Als Gründer des Herrenausstatters Pelikamo ist Sebastiaan Vadasz jeden Tag mit Stilfragen konfrontiert. Mit den folgenden Grundsätzen liegt man immer richtig, wie er für finews.life schreibt.

Von Sebastiaan Vadasz, Gründer Pelikamo


Egal ob im Job oder in der Freizeit: Gerade weil klare Vorschriften immer mehr abhanden kommen, ist eine gewisse Sensibilität in Stilfragen gefragt. Italiener nennen das Gefühl «fare una brutta figura», wenn man mit einem hellen Sommeranzug zum Black-Tie Event erscheint und sich dementsprechend fehl am Platz vorkommt.

Doch bei der Kleiderwahl geht es um mehr als passend zur Situation gekleidet zu sein. Man will auch das Optimum aus sich herausholen. Diese drei Überlegungen helfen dabei fast immer:

1. Transaktional

Geht es um eine Transaktion – etwa als Dienstleister oder Verkäufer – gibt es zwei Möglichkeiten:

Man hält sich an die Vorgaben seiner Zunft

Wenn Sie als Wirtschaftsanwalt im Anzug erscheinen, entsprechen Sie zum Beispiel sicher der Erwartungshaltung Ihres Gegenübers. Sollte die Kleiderordnung unklar sein –vielleicht arbeiten Sie in der Tech-Abteilung einer Grossbank, wo sich verschiedene Kulturen überschneiden –, nehmen Sie einfach den Durchschnitt der fünf von Ihnen am meisten bewunderten Kollegen in diesem Gebiet.

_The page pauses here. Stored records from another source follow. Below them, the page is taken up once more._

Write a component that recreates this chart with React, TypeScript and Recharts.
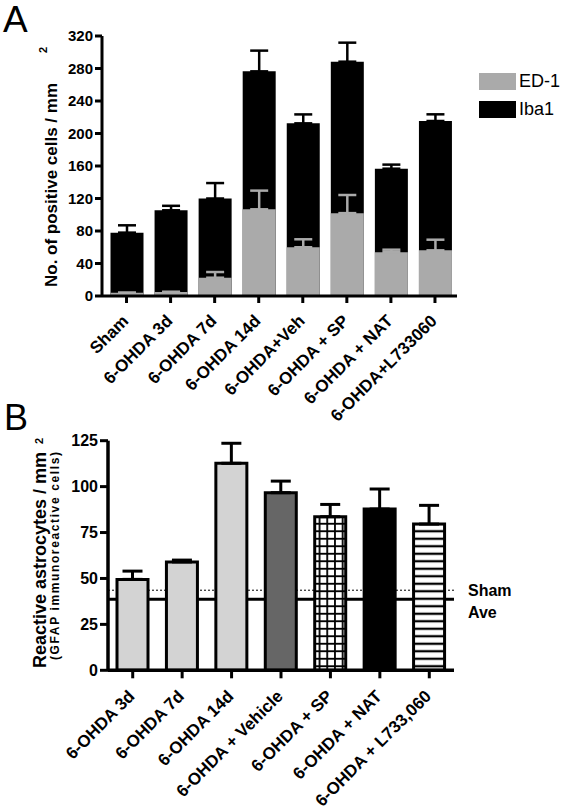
import React from 'react';
import { BarChart, Bar, XAxis, YAxis, ErrorBar, Cell, ReferenceLine, Legend } from 'recharts';

// ---------- Panel A data ----------
const categoriesA = [
  'Sham',
  '6-OHDA 3d',
  '6-OHDA 7d',
  '6-OHDA 14d',
  '6-OHDA+Veh',
  '6-OHDA + SP',
  '6-OHDA + NAT',
  '6-OHDA+L733060',
];
const iba1Values = [78, 105.5, 120, 276.5, 212.5, 288.4, 156.7, 215.4];
const iba1Errors = [9, 5.5, 19, 25.5, 11, 23.4, 5, 8.2];
const ed1Values = [4, 5, 22.5, 106.7, 60, 102, 54, 56.2];
const ed1Errors = [0, 0, 7, 23, 9.8, 22.3, 3, 13.1];
const yTicksA = [0, 40, 80, 120, 160, 200, 240, 280, 320];
const legendOrderA = ['ED-1', 'Iba1'];

// ---------- Panel B data ----------
const categoriesB = [
  '6-OHDA 3d',
  '6-OHDA 7d',
  '6-OHDA 14d',
  '6-OHDA + Vehicle',
  '6-OHDA + SP',
  '6-OHDA + NAT',
  '6-OHDA + L733,060',
];
const astroValues = [49.5, 59, 112.7, 96.7, 83.6, 87.8, 79.6];
const astroErrors = [4.5, 1, 10.9, 6.3, 6.7, 10.9, 10.2];
const yTicksB = [0, 25, 50, 75, 100, 125];
const shamMean = 38.7;
const shamUpper = 43.6;

// styles
const FONT = '"Liberation Sans", Arial, Helvetica, sans-serif';
const fillsB = ['#d3d3d3', '#d3d3d3', '#d3d3d3', '#666666', 'url(#gridPat)', '#000000', 'url(#stripePat)'];

const dataA = categoriesA.map((name, i) => ({
  name,
  iba1: iba1Values[i],
  iba1Err: [0, iba1Errors[i]],
  ed1: ed1Values[i],
  ed1Err: [0, ed1Errors[i]],
}));

const dataB = categoriesB.map((name, i) => ({
  name,
  value: astroValues[i],
  err: [0, astroErrors[i]],
}));

const AngledTick = (props: any) => {
  const { x, y, payload, dy, dx, fontSize } = props;
  const px = x + dx;
  const py = y + dy;
  return (
    <text
      x={px}
      y={py}
      transform={`rotate(-45, ${px}, ${py})`}
      textAnchor="end"
      fontSize={fontSize}
      fontWeight="bold"
      fontFamily={FONT}
      fill="#000"
    >
      {payload.value}
    </text>
  );
};

const LegendA = (props: any) => {
  const items = [...(props.payload || [])].sort(
    (a: any, b: any) => legendOrderA.indexOf(a.value) - legendOrderA.indexOf(b.value)
  );
  return (
    <div style={{ fontFamily: FONT }}>
      {items.map((it: any) => (
        <div key={it.value} style={{ display: 'flex', alignItems: 'center', height: 28 }}>
          <span style={{ display: 'inline-block', width: 37, height: 17, background: it.color, marginRight: 3 }} />
          <span style={{ fontSize: 18, color: '#000' }}>{it.value}</span>
        </div>
      ))}
    </div>
  );
};

export default function App() {
  return (
    <div style={{ position: 'absolute', left: 0, top: 0, width: 566, height: 810, background: '#fff' }}>
      <div style={{ position: 'absolute', left: 0, top: 0 }}>
        <BarChart
          width={566}
          height={440}
          data={dataA}
          margin={{ top: 36, right: 109, left: 42, bottom: 0 }}
          barSize={33}
          barGap={-33}
        >
          <XAxis
            dataKey="name"
            interval={0}
            height={144}
            padding={{ left: 2.5, right: 0 }}
            axisLine={{ stroke: '#000', strokeWidth: 3 }}
            tickLine={{ stroke: '#000', strokeWidth: 3 }}
            tickSize={7}
            tick={<AngledTick dx={3} dy={17} fontSize={17} />}
          />
          <YAxis
            domain={[0, 320]}
            ticks={yTicksA}
            width={60}
            interval={0}
            axisLine={{ stroke: '#000', strokeWidth: 3 }}
            tickLine={{ stroke: '#000', strokeWidth: 3 }}
            tickSize={7}
            tickMargin={2}
            tick={{ fontSize: 15, fontWeight: 'bold', fill: '#000', fontFamily: FONT }}
            label={{
              content: () => (
                <g>
                  <text
                    x={57}
                    y={185}
                    transform="rotate(-90, 57, 185)"
                    textAnchor="middle"
                    fontSize={17}
                    fontWeight="bold"
                    fontFamily={FONT}
                    fill="#000"
                  >
                    No. of positive cells / mm
                  </text>
                  <text
                    x={47}
                    y={50}
                    transform="rotate(-90, 47, 50)"
                    textAnchor="middle"
                    fontSize={11}
                    fontWeight="bold"
                    fontFamily={FONT}
                    fill="#000"
                  >
                    2
                  </text>
                </g>
              ),
            }}
          />
          <Legend
            layout="vertical"
            align="center"
            verticalAlign="middle"
            content={<LegendA />}
            wrapperStyle={{ position: 'absolute', left: 479, top: 67, width: 90 }}
          />
          <Bar dataKey="iba1" name="Iba1" fill="#000000" isAnimationActive={false}>
            <ErrorBar dataKey="iba1Err" direction="y" width={9} stroke="#000" strokeWidth={2.5} isAnimationActive={false} />
          </Bar>
          <Bar dataKey="ed1" name="ED-1" fill="#aaaaaa" isAnimationActive={false}>
            <ErrorBar dataKey="ed1Err" direction="y" width={9} stroke="#aaaaaa" strokeWidth={2.5} isAnimationActive={false} />
          </Bar>
        </BarChart>
      </div>

      <div style={{ position: 'absolute', left: 0, top: 400 }}>
        <BarChart
          width={566}
          height={410}
          data={dataB}
          margin={{ top: 40.7, right: 112, left: 48, bottom: 0 }}
          barSize={31}
        >
          <defs>
            <pattern id="gridPat" patternUnits="userSpaceOnUse" width="7.7" height="7.5">
              <rect width="7.7" height="7.5" fill="#fff" />
              <path d="M0 3.75 H7.7 M3.85 0 V7.5" stroke="#000" strokeWidth="1.8" fill="none" />
            </pattern>
            <pattern id="stripePat" patternUnits="userSpaceOnUse" width="10" height="7.5">
              <rect width="10" height="7.5" fill="#fff" />
              <path d="M0 3.75 H10" stroke="#000" strokeWidth="2.3" fill="none" />
            </pattern>
          </defs>
          <XAxis
            dataKey="name"
            interval={0}
            height={139.7}
            axisLine={{ stroke: '#000', strokeWidth: 3.5 }}
            tickLine={{ stroke: '#000', strokeWidth: 3 }}
            tickSize={8}
            tick={<AngledTick dx={3} dy={17} fontSize={17} />}
          />
          <YAxis
            domain={[0, 125]}
            ticks={yTicksB}
            width={60}
            interval={0}
            axisLine={{ stroke: '#000', strokeWidth: 3.5 }}
            tickLine={{ stroke: '#000', strokeWidth: 3 }}
            tickSize={8}
            tickMargin={2}
            tick={{ fontSize: 16, fontWeight: 'bold', fill: '#000', fontFamily: FONT }}
            label={{
              content: () => (
                <g>
                  <text
                    x={46}
                    y={160}
                    transform="rotate(-90, 46, 160)"
                    textAnchor="middle"
                    fontSize={18}
                    fontWeight="bold"
                    fontFamily={FONT}
                    fill="#000"
                  >
                    Reactive astrocytes / mm
                  </text>
                  <text
                    x={43}
                    y={41}
                    transform="rotate(-90, 43, 41)"
                    textAnchor="middle"
                    fontSize={11}
                    fontWeight="bold"
                    fontFamily={FONT}
                    fill="#000"
                  >
                    2
                  </text>
                  <text
                    x={59}
                    y={156}
                    transform="rotate(-90, 59, 156)"
                    textAnchor="middle"
                    fontSize={12}
                    fontWeight="bold"
                    fontFamily={FONT}
                    fill="#000"
                    textLength={208}
                    lengthAdjust="spacing"
                  >
                    (GFAP immunoreactive cells)
                  </text>
                </g>
              ),
            }}
          />
          <ReferenceLine y={shamUpper} stroke="#000" strokeWidth={1} strokeDasharray="2 2" zIndex={-10} />
          <ReferenceLine y={shamMean} stroke="#000" strokeWidth={3} zIndex={-10} />
          <Bar dataKey="value" stroke="#000" strokeWidth={3} isAnimationActive={false}>
            {dataB.map((d, i) => (
              <Cell key={d.name} fill={fillsB[i]} />
            ))}
            <ErrorBar dataKey="err" direction="y" width={10} stroke="#000" strokeWidth={3} isAnimationActive={false} />
          </Bar>
        </BarChart>
      </div>

      <svg
        width={566}
        height={810}
        style={{ position: 'absolute', left: 0, top: 0, pointerEvents: 'none' }}
      >
        <text x={3} y={31.7} fontSize={37} fontFamily={FONT} fill="#000">A</text>
        <text x={4} y={430} fontSize={36} fontFamily={FONT} fill="#000">B</text>
        <text x={468} y={596} fontSize={16} fontWeight="bold" fontFamily={FONT} fill="#000">Sham</text>
        <text x={468} y={618} fontSize={16} fontWeight="bold" fontFamily={FONT} fill="#000">Ave</text>
      </svg>
    </div>
  );
}
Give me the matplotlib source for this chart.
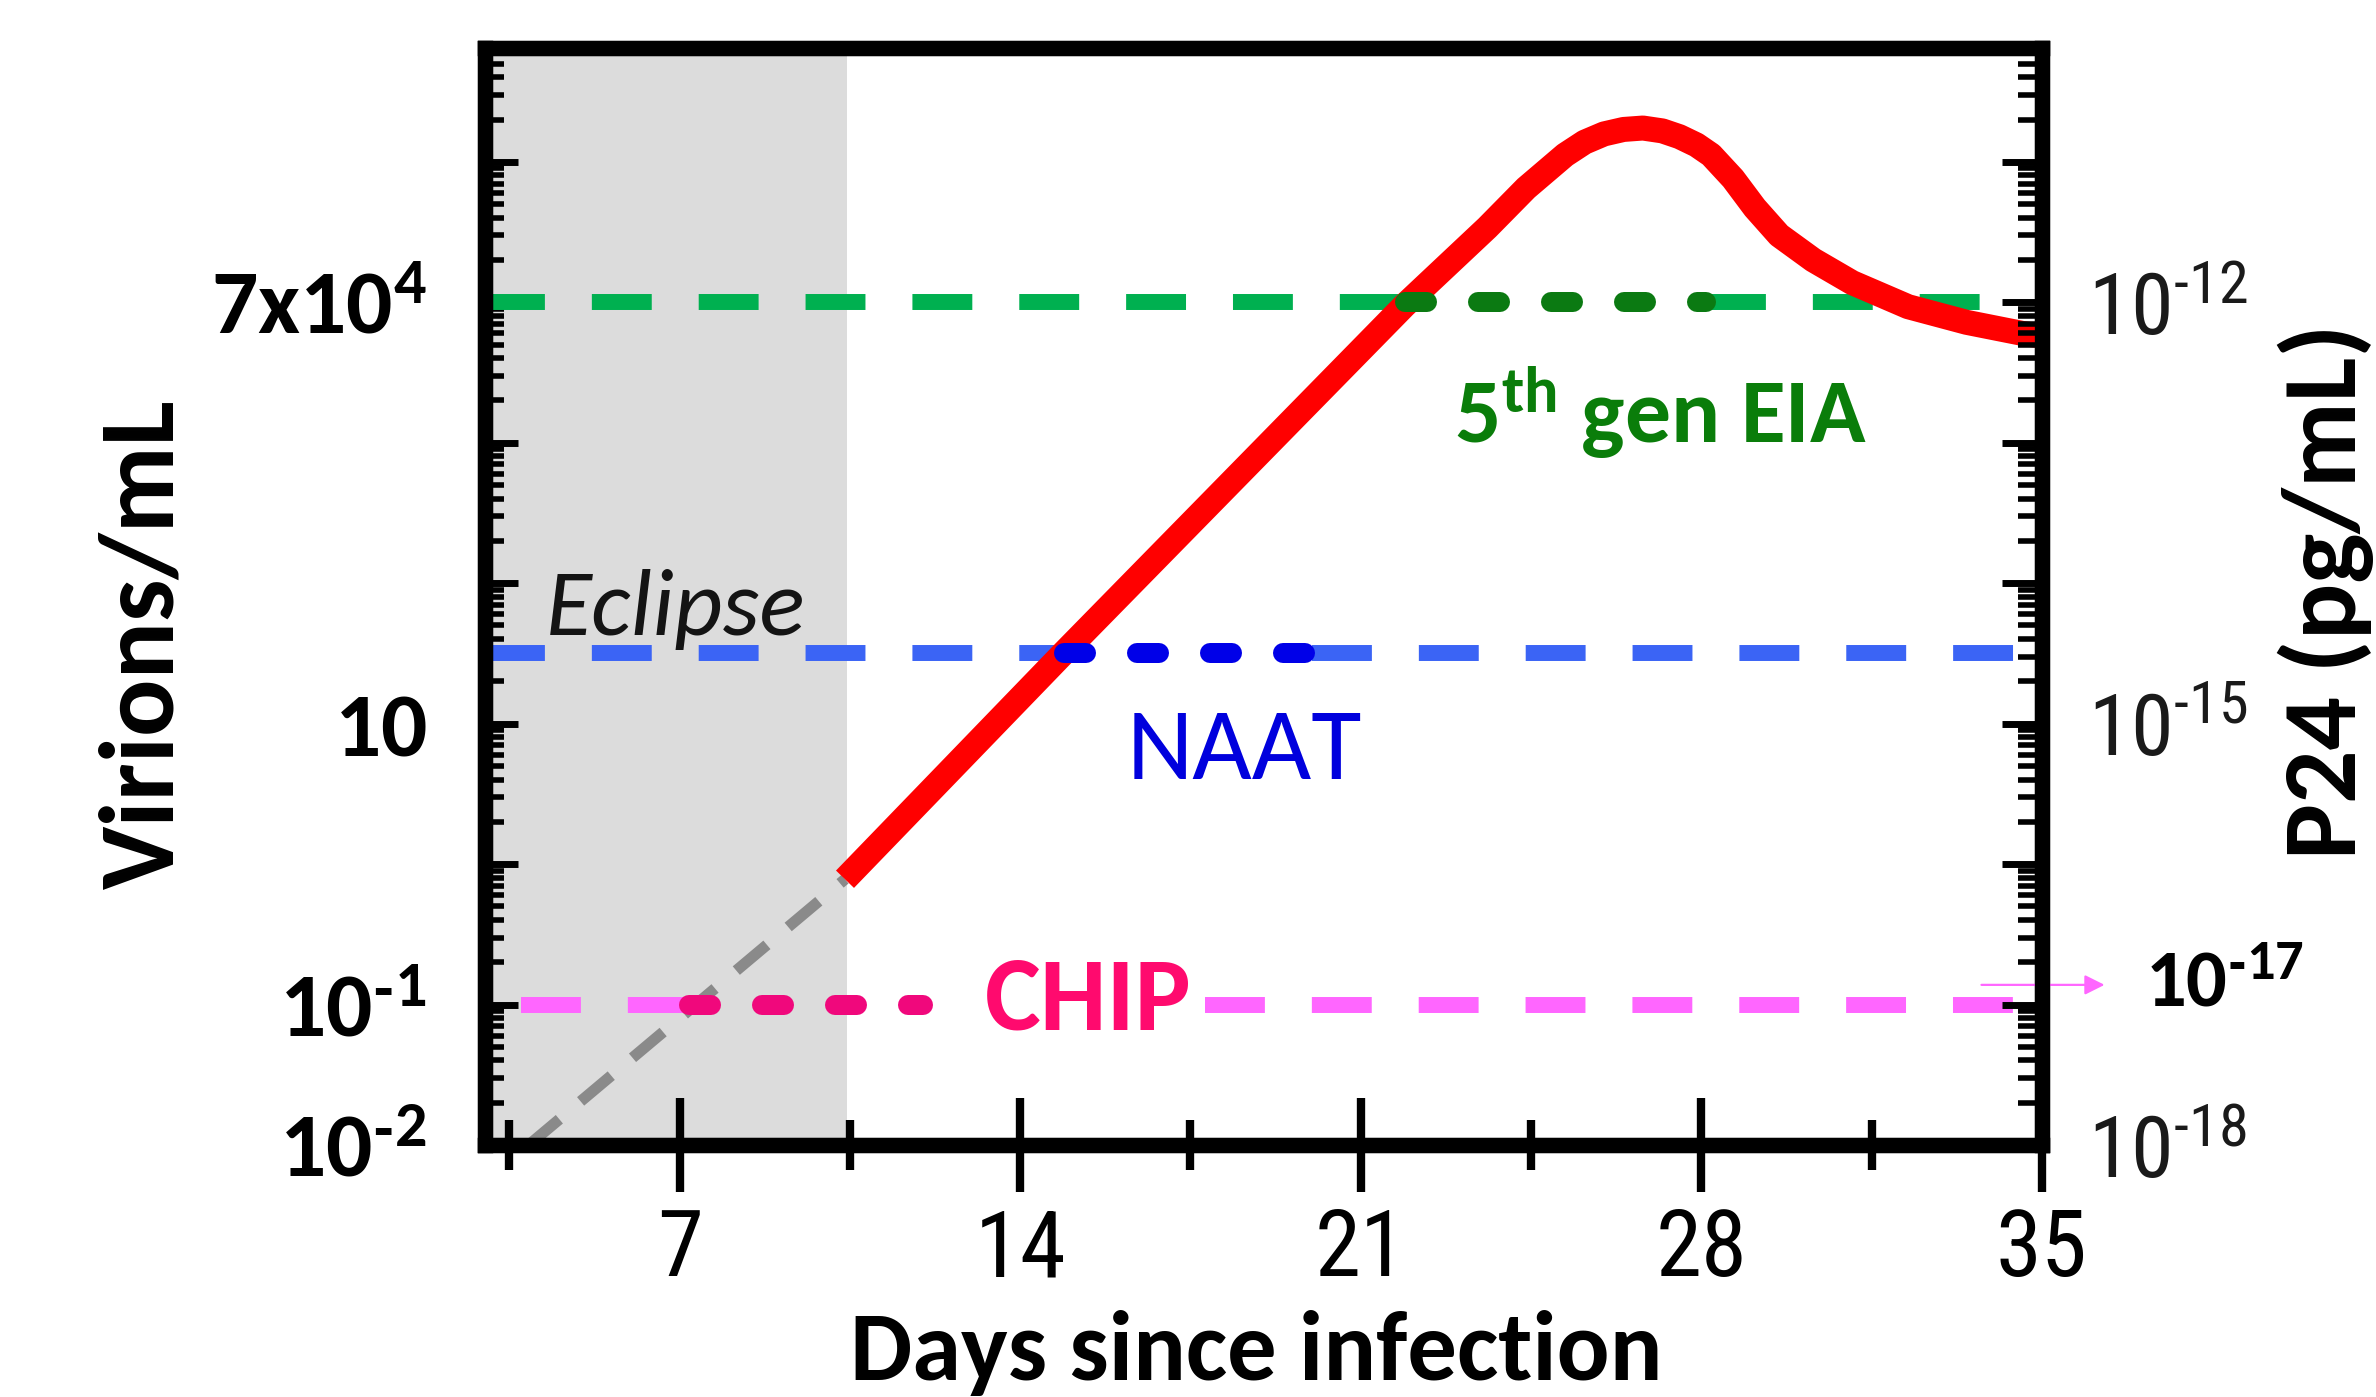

Man passt sich dem jeweiligen Gegenüber an

Als Berater kann es sein, dass Sie sowohl mit Grossfirmen wie auch Startups zu tun haben. Hier empfiehlt sich eine Kombination von Lederschnürern (keine Loafers oder Sneakers), elegante Baumwoll- oder Wollhosen (keine Jeans), Hemd und Sakko. Damit sind sie immer elegant gekleidet und können in ungezwungenen Situationen problemlos das Sakko ausziehen.

2. Relational

Jede Firma, jeder Verein, jedes Gym hat eigene ungeschriebene Gesetze. Möchten Sie in eine Gruppe aufgenommen werden, ist es empfehlenswert, auch deren Kleidergewohnheiten zu spiegeln.

Es ist bekannt, dass bei einem Jobinterview ein guter oder schlechter Stil das Zünglein an der Waage spielen kann. Dabei geht es nicht um Oberflächlichkeit, sondern um den Versuch mit wenigen vorhandenen Datenpunkten jemanden zu finden, der zur eigenen Gruppe passt. Dieser sogenannte «Affinity Bias» führt nicht unbedingt zu den besten Entscheidungen, ist aber menschlich.

Hier hilft nur Vorbereitung. Dank Linkedin und Fotos des letzten Firmenevents lässt sich leicht die vorherrschende Kleiderordnung im Haus eruieren.

3. Diagonal

Vereinzelt macht es Sinn, sich bewusst gegen die gängigen Kleidervorschriften zu entscheiden. Dies für Personen, welche aus sich eine Marke machen möchten und dafür gerne stilistisch anecken.

Gleichzeitig schwingt auch oft ein «weil ich es mir erlauben kann» mit. Hier kommen mir Origniale wie Martin Ebner, Valentin Landman oder Dieter Meier (im Bild oben) in den Sinn. Dies ist aber nur Könnern zu empfehlen.

Bei keiner Variante sollte man verkleidet wirken oder sich so fühlen. Im Zweifelsfalle ist es besser, Kompromisse eingehen oder die neuen Kleider am Wochenende so lange ausführen, bis man sich darin wohl fühlt. Dann fühlt man sich am ersten Montag im Büro wie ein Fisch im Wasser.